Stored dataset items
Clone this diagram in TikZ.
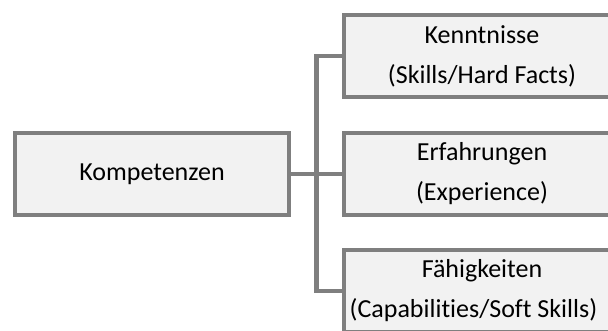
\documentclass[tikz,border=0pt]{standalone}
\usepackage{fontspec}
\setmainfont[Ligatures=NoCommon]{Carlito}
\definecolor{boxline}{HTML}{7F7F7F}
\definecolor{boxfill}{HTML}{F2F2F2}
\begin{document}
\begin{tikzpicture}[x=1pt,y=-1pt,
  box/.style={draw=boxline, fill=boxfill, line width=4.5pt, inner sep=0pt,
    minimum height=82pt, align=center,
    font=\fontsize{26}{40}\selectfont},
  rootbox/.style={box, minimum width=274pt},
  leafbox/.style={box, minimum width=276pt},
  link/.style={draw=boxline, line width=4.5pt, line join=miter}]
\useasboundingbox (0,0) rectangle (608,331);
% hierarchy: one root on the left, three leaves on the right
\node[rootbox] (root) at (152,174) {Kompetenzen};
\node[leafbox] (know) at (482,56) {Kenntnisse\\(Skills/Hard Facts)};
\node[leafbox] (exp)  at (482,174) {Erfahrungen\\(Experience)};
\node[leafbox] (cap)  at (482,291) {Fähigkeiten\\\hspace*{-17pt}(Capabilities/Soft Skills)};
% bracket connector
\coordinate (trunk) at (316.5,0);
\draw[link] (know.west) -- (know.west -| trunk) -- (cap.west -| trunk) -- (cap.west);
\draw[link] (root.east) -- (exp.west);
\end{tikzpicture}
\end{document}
---
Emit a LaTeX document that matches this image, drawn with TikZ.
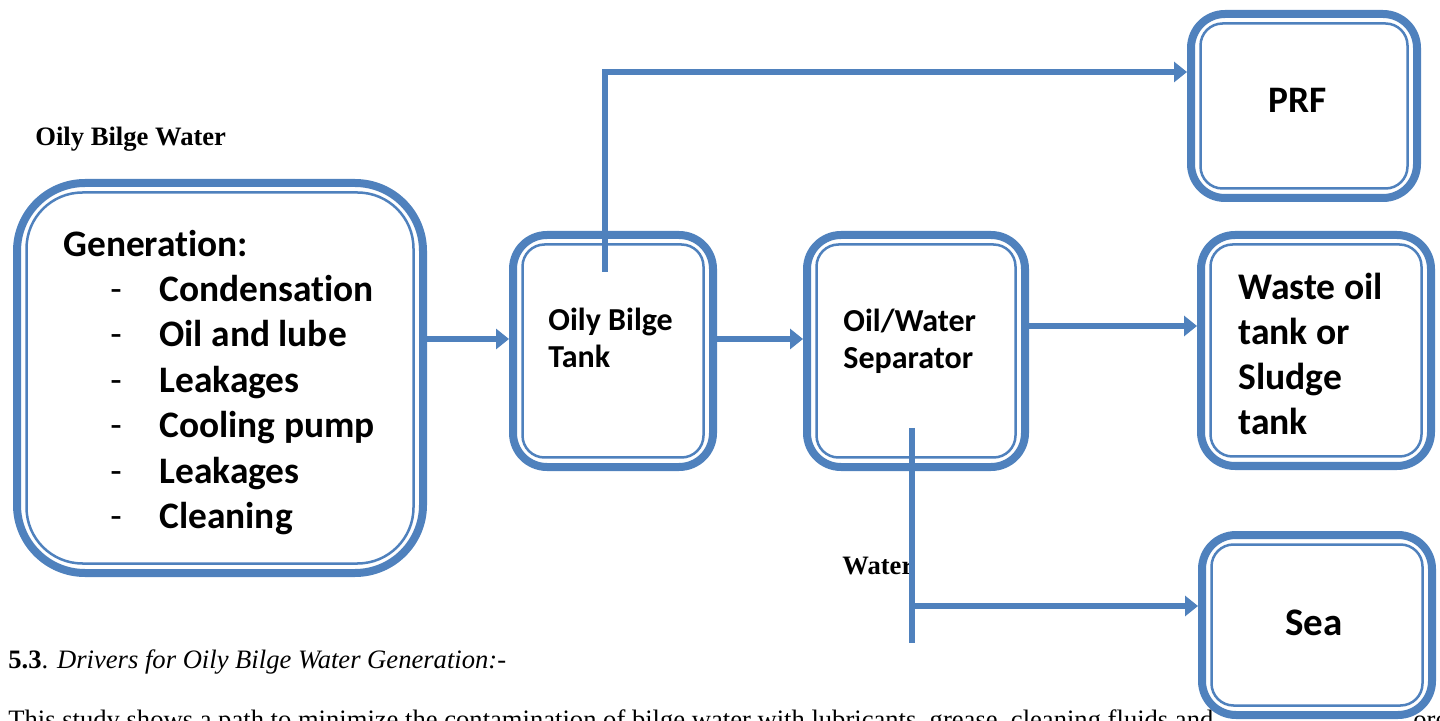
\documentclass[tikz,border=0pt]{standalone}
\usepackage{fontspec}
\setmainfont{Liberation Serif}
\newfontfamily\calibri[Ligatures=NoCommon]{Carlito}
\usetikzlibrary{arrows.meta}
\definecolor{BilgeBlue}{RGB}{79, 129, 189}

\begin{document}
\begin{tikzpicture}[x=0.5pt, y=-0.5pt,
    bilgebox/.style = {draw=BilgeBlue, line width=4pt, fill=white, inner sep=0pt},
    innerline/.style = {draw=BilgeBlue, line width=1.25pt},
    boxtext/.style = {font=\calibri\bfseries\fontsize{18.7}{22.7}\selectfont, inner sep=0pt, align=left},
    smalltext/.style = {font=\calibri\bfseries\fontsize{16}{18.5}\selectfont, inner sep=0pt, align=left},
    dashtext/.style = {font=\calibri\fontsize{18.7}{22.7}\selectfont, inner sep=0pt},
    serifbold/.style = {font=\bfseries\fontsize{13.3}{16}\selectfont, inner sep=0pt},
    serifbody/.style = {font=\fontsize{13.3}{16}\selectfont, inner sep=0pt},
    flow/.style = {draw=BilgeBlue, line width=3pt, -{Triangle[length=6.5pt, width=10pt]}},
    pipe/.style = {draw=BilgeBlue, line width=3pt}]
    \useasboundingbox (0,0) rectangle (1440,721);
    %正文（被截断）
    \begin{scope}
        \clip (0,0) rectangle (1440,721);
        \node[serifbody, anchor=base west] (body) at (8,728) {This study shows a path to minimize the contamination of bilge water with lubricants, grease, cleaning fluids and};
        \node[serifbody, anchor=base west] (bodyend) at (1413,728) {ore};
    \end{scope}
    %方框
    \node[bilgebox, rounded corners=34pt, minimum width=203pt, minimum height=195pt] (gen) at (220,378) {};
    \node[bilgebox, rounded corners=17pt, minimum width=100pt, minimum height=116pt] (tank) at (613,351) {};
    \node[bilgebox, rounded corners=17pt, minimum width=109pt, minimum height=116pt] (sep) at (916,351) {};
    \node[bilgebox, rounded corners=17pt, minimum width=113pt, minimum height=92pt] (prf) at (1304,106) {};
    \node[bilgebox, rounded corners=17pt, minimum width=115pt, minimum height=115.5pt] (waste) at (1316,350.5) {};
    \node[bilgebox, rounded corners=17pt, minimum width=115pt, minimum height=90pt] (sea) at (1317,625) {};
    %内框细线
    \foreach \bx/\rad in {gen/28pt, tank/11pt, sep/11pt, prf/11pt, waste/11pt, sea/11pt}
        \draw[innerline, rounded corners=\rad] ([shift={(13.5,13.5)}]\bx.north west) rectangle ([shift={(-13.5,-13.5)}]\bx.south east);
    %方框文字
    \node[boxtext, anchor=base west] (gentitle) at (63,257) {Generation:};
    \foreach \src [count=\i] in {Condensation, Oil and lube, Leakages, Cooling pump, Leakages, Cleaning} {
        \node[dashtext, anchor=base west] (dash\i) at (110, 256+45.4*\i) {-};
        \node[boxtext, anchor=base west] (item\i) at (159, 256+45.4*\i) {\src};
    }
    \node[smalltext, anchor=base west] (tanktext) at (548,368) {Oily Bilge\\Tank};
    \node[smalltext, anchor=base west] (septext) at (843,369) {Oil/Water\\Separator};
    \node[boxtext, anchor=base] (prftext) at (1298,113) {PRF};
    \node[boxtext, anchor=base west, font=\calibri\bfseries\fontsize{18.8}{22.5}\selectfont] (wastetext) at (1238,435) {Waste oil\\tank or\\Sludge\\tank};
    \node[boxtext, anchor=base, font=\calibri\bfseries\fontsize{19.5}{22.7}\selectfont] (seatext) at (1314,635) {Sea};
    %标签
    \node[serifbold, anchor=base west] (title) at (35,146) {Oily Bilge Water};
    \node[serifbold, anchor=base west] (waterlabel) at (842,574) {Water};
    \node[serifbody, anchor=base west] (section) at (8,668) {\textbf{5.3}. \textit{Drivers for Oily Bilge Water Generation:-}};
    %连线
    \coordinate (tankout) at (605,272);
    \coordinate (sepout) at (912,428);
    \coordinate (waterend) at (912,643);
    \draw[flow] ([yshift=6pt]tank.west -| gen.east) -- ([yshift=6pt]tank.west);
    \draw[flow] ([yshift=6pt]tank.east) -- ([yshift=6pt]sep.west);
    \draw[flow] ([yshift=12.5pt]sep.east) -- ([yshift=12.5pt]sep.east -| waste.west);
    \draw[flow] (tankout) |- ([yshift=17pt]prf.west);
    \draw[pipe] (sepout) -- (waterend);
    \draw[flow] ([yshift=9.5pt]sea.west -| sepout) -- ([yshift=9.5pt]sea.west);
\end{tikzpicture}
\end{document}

- Brief: Find every line in the listing that holds the string "with", then say how many there are as a bare number.

- Result: 2